# Thread: Spiral tool path from two circular motions

1. ## Spiral tool path from two circular motions

Dear MASTER CAM wizzards,

I have a rotary displacement Patent which is being machined for prototype.
Unfortunatly our shop partners who know MC like the back of thier hand, cannot set up the cuts needed for our displacement chambers.

The attached files illustrate that we need to describe a simple circular tool path in the X,Y plane.

At the same time and in ratio, we want the table holding our part to rotate 180 degrees.

I think this could also be done by combining both motions into one tool path of combined rotation.

Either way is fine, and a Master Cam rep told me this was possible. I do not have the language of MC to set this up for our shop guys.

Do they have a chance? We know the geometry is correct since a rapid prototype was done and I made a lathe attachment mechanically reproducing what we need.

Any help is appreciated! sj

2. is the cutter rotating as it helical mill down? who is the Mastercam rep? it looks to me like it can be done if the cutter stays stationary and just follows the arc. Is there a pitch for the shape?
Steve

3. ## Pitch=60mm

Steve, by the way that is my name too,

Yes there is a pitch=60mm between crests. So quite coarse. This is necessary to have wide chamber walls defining a closed space which the blue thing (drive plate sweeps through).

It is hard to get your meaning of the tool remaining stationary while following an arc. But I think you get the idea. It really needs to follow a full circle in the X,Z plane. There will only be chips flying for 120 deg. so you are right about the arc.

Question is: how does one program a circular tool path and its axis?

While this takes place would we rotate the table by degrees or cutting speed?
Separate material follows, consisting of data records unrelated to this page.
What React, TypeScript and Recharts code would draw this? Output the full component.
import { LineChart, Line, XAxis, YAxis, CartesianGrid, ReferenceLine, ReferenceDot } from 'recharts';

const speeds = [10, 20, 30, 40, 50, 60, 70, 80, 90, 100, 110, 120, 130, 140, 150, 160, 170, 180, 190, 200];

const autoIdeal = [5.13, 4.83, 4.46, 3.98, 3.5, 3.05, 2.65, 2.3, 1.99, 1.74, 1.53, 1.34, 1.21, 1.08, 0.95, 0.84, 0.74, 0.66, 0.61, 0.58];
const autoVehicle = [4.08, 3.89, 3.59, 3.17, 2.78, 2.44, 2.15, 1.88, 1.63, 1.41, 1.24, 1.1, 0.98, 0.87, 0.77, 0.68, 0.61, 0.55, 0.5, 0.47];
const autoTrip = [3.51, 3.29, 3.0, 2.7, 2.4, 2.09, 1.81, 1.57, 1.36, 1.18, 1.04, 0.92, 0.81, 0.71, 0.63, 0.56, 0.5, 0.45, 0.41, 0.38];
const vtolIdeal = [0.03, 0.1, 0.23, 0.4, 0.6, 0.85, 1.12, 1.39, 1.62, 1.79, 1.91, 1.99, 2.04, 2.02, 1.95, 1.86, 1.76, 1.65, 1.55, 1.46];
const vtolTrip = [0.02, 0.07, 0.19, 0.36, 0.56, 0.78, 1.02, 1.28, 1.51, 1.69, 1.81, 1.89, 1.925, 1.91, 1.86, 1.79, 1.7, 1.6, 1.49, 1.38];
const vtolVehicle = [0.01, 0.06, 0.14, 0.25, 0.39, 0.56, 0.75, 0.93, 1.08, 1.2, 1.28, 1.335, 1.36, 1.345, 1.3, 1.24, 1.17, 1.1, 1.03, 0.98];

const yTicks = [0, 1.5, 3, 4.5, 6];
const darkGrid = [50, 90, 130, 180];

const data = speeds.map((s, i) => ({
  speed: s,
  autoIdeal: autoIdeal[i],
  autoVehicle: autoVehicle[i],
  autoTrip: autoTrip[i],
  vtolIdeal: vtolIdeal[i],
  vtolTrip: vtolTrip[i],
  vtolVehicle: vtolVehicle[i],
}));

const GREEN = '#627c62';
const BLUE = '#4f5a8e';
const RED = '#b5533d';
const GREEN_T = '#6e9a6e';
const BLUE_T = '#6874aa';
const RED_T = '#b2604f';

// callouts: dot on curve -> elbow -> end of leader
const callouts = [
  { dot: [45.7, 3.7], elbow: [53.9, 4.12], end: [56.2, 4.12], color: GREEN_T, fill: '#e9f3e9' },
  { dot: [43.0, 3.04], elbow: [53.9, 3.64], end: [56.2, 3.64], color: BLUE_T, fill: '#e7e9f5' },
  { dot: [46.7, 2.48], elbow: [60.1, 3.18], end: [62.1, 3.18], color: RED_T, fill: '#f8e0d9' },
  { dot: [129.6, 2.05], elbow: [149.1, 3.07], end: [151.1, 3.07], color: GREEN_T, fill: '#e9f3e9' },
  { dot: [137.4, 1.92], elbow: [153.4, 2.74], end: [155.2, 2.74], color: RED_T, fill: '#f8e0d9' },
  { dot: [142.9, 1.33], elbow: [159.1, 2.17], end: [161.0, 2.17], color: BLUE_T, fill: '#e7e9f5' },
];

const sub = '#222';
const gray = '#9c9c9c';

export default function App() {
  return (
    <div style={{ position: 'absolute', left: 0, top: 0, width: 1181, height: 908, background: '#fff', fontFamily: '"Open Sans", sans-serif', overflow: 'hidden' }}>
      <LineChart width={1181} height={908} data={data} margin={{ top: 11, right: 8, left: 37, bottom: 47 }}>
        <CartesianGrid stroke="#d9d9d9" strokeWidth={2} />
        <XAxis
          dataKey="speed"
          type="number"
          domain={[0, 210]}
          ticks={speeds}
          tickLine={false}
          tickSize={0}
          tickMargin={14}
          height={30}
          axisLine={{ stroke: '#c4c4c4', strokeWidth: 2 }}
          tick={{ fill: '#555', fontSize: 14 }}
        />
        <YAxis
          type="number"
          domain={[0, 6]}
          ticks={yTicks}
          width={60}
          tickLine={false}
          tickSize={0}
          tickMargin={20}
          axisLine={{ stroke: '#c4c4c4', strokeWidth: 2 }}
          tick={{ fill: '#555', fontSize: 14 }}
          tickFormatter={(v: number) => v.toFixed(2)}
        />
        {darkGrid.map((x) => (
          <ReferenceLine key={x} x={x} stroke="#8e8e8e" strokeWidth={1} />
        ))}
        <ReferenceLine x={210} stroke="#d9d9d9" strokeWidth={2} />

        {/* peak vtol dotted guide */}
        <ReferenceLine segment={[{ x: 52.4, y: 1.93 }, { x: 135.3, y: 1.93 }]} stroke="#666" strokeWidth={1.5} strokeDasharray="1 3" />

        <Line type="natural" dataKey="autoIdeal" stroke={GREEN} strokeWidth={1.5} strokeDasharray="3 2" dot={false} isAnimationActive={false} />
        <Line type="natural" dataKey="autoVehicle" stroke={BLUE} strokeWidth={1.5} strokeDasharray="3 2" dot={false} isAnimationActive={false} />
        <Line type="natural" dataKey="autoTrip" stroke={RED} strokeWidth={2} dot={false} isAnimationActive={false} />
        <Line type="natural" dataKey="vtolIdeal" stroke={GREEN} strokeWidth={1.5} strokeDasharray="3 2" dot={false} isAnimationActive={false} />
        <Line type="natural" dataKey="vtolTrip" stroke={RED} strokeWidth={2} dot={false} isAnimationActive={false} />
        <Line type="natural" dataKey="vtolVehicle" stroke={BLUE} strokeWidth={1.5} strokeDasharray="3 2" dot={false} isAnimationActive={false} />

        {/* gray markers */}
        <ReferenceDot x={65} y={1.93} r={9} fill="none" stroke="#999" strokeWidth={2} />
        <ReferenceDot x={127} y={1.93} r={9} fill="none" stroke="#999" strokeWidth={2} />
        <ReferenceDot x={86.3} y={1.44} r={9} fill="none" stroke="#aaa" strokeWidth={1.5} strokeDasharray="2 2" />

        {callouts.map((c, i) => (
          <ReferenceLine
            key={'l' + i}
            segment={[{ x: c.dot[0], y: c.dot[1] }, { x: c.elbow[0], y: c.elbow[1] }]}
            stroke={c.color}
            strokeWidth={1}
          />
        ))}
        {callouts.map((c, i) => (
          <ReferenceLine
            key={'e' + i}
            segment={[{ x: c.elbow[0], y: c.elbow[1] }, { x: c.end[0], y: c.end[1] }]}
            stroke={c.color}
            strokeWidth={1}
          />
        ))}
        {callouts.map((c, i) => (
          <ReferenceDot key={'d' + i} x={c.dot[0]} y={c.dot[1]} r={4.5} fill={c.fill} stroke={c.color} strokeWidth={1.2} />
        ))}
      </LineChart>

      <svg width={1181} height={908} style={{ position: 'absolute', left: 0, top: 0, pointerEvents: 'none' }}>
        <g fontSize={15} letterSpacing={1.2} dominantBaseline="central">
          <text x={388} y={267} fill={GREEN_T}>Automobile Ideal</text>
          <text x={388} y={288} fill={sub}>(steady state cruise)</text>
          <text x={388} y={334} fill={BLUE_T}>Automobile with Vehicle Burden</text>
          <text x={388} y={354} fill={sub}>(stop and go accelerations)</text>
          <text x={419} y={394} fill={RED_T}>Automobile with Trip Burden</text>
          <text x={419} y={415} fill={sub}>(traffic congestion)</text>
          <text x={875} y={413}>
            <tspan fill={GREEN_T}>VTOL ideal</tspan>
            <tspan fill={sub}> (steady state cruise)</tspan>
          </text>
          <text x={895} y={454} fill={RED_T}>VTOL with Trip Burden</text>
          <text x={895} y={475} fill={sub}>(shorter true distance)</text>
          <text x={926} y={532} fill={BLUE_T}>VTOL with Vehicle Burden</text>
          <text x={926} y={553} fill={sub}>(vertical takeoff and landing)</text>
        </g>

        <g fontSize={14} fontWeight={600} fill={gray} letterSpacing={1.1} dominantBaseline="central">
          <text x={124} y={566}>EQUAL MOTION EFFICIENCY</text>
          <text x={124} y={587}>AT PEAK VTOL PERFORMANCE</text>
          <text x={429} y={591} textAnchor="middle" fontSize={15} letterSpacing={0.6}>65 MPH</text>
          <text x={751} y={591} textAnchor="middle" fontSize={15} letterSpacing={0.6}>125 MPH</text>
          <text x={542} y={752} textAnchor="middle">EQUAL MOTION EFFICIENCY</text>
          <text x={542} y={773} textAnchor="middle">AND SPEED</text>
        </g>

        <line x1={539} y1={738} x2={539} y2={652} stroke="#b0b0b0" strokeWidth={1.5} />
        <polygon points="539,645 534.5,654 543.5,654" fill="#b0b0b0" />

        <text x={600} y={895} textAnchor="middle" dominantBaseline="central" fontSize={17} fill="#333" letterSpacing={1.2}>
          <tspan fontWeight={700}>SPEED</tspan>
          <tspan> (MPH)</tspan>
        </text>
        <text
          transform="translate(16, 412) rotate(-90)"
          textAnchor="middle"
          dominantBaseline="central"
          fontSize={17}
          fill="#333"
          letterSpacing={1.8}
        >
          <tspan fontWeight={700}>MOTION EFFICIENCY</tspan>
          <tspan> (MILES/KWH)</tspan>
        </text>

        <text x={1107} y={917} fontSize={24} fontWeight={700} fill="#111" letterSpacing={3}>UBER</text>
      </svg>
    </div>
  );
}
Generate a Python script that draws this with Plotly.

The rep I spoke to was Brian at Mac Dac.

-steve

4. you will need to draw a helical shape exactly like you see it and drive the curve with a 3-d contour. draw the one for the bottom of the tool to follow the side cut will form with the bottom cut. if the insert is stationary.
Steve

• Does this invention fulfill a special niche? It looks like it will be a bear to make the drive plate seal, unless the path is perfectly smooth (probably have to be hardened and ground) and even then the sliding component of friction looks to be substantial. Reminds me of tip seal problems in the Wankel engine.

• Steve,
That is helpfull. I was defining the path of a ball end cutter by it's center. So instead, I should draw the bottom points in a contour path.

It is a 3d model but I can make a series of x,y,z points with values. The model was actually lofted from a series of 2d circles at each 20 deg. position.

That is what I gather from your instruction 'to draw the helix'.

Thanks

• Huflung,

Yes, the displacement will be used for hydraulic pumping initially. It will move a very large volume per rotation.

After that we will be trying pneumatic motor/compressor operation that will lead to engine configurations.

The seals are an issue. A couple things are helpfull though: The direction dosent reverse, so one way sealing is easier. Also, there is going to be oil ahead of each Drive Plate backing up the seal.

For pumps, the sweep of a single drive plate acomplishes both the intake and exhaust stroke. As an engine, two cycles are completed simultaneously.

Friction will depend on how tight we try to keep the seals. At high speed this is less important. Think of the chambers as guides that duct the blades of a turbine. The air flow will be mechanical rather than aerodynamic.

• Have you researched a machining concept called thread whirling? I'm not dead certain how it works even today but it might be an avenue to look at from a production viewpoint.

http://www.productionmachining.com/a...s-in-town.aspx

Some videos available on Youtube as well.

• Well if you fail to make any money with your pump/motor you will not be lonely.

You do have one of the more interesting and challenging means of gating the piston from one section to the next.
But the twin screw is hard to beat.

A long line of positive displacement rotary engines.